ラトルバックの回転が逆転する原理の超簡単な説明
ラトルバックが逆回転する最も大きな要因は、構造の非対称性があげられます。
一見すると左右対称のカヌー型にみえるラトルバックですが、多くの場合、底面の構造や重さの分布がカヌーの長軸に対して非対称になっています。
その結果、ラトルバックには回転しやすい方向(好きな方向)と、しにくい方向(嫌いな方向)が存在するようになります。(※上の動画のラトルバックの場合、反時計回りのほうが回転しやすい好きな方向です)
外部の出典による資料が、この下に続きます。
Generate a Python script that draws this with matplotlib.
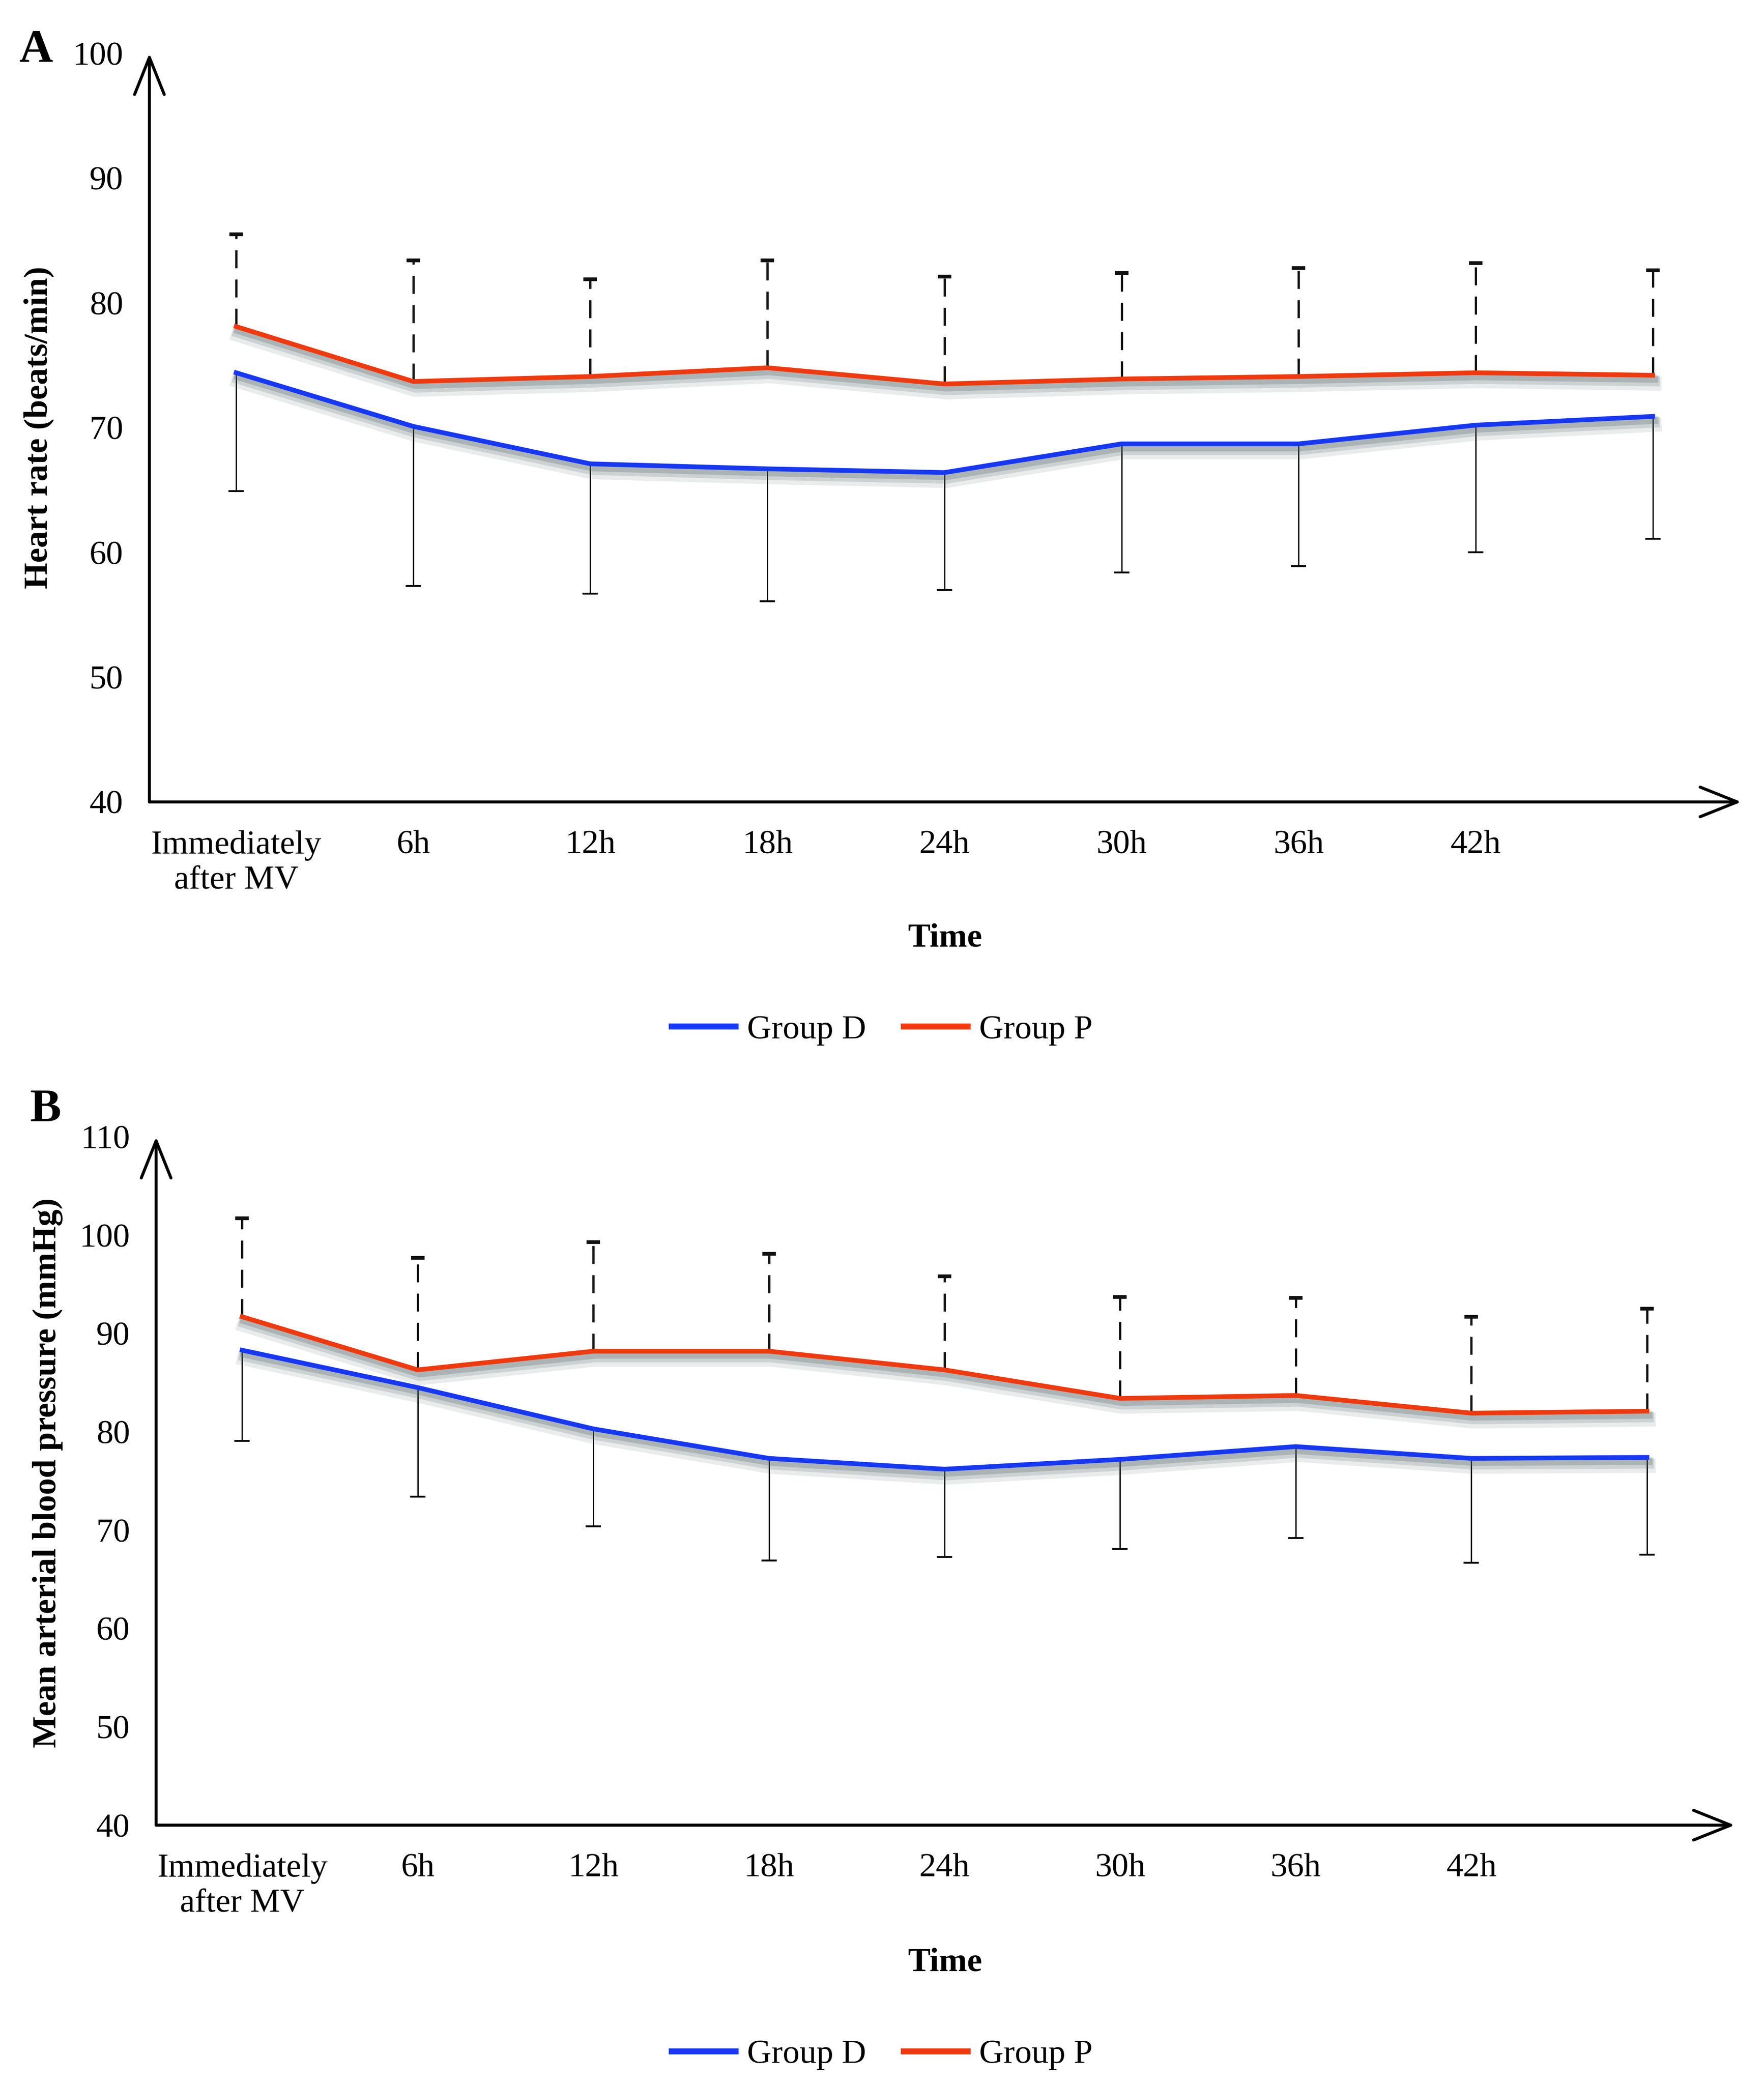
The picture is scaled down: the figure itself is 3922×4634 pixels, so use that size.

また構造や重さが非対称であるため、ラトルバックの運動は純粋な回転運動に加えて「縦揺れ」と「横揺れ」というグラつきがともなうようになっています。
初期に与えられた回転方向が、ラトルバックが好きな方向であった場合、このグラつきは回転方向に変化を与えません。
しかし初期回転がラトルバックが嫌いな方向(上の動画の場合は時計回り)であった場合、ラトルバックの姿勢が不安定になせいで、回転エネルギーが早期にグラつきの振動エネルギーへと変化してしまい、回転は急激にとまってしまいます。
問題はここからです。
通常の底が鋭いピンになっているコマの場合、回転がとまったタイミングと運動エネルギーが0になったタイミングは同じです。
初めが右回りであろうが左回りであろうが、運動エネルギーが尽きてしまえば、逆転も決して起こりません。
しかし底がツルツルで回転方向に好みがあるラトルバックが嫌いな方向に回されていた場合、回転がとまった段階では全体の運動エネルギーが失われておらず、縦揺れと横揺れからなるグラつきを残余のエネルギーで続けています。
そしてグラつきによる残余エネルギーが十分に高い場合、ラトルバックの回転運動に再点火が行われ、新たな方向(ラトルバックの好みの方向)に逆回転がはじまるのです。
以上が、ラトルバックが逆回転する原理の基礎になります。
通常のコマ(底がピン)が逆回転するには運動エネルギーを0にした後に再度外部から逆向きのエネルギーを加える必要があります。
しかし嫌いな方向に回されているラトルバックの場合、回転数が0になっても運動エネルギーがグラつきとして残っており、振動エネルギーが回転エネルギーへと方向付けされることで回転が再開します(ラトルバックが好きな方向へ)。